Wednesday, September 19, 2012

Yearning for (a) home




Hi.

We are back at Camp Ifland after a two-week house-sitting adventure in Seattle.  We are so close to closing on our house that we can almost taste it; we're signing some more papers tomorrow, and we may have keys as soon as Friday.  Almost, but not yet.  I feel so ... I don't know ... worldly and selfish for yearning for our own house so badly.  Those are ugly words, but the truth is that I am yearning to put down roots.  I am yearning to put clothes away in our own closets and dressers.  I am yearning to hide our suitcases away in storage.  I am yearning to meet neighbours and start investing in a community.  I am yearning for routine.  Sometimes I want to shout it out.  The next moment I want to clamp my hand over my mouth, silencing my sense of entitlement by giving thanks for all I *do* have.  I make a lousy nomad.  I gave some bananas and some individually-wrapped cheeses to the man who was actually homeless and asking for food outside of the grocery store last night.  I hope that this relatively plush adventure of mine can awaken in me some sense of our common homelessness -- I could be him, he could be me, and I'm not so entitled as I might think.

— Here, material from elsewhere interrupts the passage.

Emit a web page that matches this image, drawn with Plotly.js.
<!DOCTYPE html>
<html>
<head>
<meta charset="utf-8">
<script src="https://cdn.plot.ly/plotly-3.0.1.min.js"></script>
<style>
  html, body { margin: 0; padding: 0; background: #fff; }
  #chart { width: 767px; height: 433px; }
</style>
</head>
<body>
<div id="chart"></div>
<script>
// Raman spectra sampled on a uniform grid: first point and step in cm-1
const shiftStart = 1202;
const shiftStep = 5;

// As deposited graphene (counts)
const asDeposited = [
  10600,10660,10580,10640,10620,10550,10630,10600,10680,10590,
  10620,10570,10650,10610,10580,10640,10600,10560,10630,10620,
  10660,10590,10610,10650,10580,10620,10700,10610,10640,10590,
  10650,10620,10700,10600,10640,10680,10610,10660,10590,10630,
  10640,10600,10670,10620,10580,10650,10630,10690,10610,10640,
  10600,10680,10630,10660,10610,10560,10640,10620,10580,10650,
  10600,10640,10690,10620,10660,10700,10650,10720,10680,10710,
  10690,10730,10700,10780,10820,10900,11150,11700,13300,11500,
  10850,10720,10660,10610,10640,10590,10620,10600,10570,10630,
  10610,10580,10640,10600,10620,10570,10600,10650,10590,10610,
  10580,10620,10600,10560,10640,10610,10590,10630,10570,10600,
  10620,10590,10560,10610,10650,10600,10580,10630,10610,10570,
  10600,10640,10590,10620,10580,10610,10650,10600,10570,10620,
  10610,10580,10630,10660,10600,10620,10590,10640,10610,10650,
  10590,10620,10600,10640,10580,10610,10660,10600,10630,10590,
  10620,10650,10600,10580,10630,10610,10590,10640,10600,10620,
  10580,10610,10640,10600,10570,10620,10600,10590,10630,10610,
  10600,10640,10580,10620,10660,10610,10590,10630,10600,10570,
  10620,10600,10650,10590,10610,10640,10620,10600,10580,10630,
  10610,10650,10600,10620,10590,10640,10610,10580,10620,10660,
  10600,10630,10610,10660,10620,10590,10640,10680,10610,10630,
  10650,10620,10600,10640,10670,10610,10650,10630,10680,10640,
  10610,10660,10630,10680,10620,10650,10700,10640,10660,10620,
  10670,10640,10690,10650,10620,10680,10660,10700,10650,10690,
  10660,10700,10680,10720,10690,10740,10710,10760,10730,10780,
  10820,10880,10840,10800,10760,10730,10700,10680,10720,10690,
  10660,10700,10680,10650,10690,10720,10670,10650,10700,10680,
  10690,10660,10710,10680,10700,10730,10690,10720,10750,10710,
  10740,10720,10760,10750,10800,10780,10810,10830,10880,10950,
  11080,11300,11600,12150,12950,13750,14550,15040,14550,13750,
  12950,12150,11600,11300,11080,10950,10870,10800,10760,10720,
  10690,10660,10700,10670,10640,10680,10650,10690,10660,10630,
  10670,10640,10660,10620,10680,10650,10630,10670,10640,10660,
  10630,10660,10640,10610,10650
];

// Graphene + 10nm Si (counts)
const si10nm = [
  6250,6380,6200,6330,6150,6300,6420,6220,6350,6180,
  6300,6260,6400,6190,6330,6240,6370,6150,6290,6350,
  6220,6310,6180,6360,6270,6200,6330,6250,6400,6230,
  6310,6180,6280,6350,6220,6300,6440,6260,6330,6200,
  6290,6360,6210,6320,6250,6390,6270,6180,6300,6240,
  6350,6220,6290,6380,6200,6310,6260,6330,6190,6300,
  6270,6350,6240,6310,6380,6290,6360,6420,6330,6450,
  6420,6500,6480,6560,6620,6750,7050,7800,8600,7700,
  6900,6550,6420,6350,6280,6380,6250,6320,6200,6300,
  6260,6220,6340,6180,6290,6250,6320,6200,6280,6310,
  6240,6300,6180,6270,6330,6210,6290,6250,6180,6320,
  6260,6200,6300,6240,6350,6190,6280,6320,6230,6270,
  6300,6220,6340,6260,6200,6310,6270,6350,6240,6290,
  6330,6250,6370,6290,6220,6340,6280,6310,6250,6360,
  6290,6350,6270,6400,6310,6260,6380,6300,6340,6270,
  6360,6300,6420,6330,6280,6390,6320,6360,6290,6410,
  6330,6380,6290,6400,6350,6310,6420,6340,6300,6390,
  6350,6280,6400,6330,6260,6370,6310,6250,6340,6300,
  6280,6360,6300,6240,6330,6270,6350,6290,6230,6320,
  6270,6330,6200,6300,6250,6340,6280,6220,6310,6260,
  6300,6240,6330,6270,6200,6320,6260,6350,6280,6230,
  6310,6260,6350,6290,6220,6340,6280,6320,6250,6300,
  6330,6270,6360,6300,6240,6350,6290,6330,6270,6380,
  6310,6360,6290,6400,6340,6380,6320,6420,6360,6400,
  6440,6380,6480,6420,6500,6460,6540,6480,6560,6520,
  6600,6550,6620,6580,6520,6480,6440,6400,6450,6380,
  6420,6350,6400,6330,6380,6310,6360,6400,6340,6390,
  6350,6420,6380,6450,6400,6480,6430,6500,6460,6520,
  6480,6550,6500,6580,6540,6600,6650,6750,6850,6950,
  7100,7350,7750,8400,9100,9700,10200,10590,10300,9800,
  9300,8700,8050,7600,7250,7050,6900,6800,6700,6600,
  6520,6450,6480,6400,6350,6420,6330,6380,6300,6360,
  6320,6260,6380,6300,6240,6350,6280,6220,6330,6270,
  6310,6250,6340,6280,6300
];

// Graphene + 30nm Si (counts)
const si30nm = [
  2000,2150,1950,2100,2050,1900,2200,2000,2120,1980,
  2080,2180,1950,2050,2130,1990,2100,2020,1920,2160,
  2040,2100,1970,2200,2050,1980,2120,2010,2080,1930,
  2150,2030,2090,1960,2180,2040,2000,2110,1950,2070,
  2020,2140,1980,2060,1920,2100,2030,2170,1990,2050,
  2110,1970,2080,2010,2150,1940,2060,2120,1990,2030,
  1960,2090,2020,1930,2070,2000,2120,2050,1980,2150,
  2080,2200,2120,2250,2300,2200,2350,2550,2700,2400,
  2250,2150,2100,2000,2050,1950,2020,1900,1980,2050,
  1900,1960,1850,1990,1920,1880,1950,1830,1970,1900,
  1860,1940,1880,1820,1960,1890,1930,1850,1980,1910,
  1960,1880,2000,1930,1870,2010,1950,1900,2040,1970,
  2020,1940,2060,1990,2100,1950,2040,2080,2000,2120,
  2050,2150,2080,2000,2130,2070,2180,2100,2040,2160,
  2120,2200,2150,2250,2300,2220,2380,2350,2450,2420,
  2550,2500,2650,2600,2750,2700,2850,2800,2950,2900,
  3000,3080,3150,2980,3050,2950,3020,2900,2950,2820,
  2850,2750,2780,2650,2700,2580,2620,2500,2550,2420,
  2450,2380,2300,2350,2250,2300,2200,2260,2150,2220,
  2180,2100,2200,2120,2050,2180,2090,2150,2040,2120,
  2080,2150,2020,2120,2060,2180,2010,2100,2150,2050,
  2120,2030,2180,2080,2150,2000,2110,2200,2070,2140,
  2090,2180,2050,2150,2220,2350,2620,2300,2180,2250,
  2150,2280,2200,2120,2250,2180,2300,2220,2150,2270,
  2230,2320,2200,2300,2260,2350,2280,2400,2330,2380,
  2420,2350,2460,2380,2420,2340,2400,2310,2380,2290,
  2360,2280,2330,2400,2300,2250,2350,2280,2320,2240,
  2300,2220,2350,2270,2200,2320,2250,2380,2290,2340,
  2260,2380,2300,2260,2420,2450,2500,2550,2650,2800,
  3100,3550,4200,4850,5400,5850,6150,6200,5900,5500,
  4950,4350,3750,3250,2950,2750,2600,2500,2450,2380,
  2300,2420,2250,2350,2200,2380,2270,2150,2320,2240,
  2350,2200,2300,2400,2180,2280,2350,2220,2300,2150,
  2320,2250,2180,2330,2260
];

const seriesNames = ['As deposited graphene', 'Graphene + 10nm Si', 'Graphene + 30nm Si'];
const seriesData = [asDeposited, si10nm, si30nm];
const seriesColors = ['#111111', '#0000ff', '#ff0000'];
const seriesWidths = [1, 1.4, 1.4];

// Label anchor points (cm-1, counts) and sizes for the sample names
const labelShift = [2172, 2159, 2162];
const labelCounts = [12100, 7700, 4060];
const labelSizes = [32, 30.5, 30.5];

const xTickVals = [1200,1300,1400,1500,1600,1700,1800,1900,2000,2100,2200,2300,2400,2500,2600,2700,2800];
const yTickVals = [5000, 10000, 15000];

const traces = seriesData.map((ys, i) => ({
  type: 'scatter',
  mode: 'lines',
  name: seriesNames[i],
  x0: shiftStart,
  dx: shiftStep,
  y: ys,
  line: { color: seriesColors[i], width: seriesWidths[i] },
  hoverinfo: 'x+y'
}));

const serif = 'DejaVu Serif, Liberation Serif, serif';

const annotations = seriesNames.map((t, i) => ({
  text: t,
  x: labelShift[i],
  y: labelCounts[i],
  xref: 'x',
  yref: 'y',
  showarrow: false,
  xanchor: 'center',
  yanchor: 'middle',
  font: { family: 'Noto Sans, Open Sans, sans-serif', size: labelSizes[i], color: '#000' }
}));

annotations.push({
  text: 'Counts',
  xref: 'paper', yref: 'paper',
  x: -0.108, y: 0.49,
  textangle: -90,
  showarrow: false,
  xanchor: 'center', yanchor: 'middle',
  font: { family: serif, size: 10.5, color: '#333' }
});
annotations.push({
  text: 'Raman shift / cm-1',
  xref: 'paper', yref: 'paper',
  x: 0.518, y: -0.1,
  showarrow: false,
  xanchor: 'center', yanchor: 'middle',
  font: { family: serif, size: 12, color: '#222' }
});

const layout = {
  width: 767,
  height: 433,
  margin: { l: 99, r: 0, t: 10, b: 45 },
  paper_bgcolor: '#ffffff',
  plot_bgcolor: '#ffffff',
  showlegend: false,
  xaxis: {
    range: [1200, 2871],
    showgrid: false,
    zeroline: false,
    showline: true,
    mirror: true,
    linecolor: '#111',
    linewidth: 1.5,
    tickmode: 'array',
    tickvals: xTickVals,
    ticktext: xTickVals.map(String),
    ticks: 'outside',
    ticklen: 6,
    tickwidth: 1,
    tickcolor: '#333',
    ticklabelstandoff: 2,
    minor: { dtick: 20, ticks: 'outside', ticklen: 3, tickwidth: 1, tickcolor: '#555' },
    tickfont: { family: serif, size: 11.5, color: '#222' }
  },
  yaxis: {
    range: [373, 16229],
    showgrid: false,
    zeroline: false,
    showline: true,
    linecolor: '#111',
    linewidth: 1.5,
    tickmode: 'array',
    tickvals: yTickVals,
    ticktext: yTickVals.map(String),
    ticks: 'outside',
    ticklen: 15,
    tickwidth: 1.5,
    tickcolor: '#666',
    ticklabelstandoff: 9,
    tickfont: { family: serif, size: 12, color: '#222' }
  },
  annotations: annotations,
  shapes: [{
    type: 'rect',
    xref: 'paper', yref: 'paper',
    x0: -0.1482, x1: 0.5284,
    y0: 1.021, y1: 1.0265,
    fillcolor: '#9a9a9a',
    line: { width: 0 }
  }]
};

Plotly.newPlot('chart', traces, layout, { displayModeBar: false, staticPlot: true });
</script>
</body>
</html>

This world is not my home, I'm just a-passin' through...

 ***

Out and about in Seattle: visiting The Locks (aka The Boat Elevator!) in Ballard.



1 comment:

  1. It's interesting that the yearning you are experiencing for home is not unlike what we are SUPPOSED to feel daily! :) It's a good sign....we are just passing through...I can't wait to unpack my soul next to yours in eternity. :) I miss you, friend. Love you.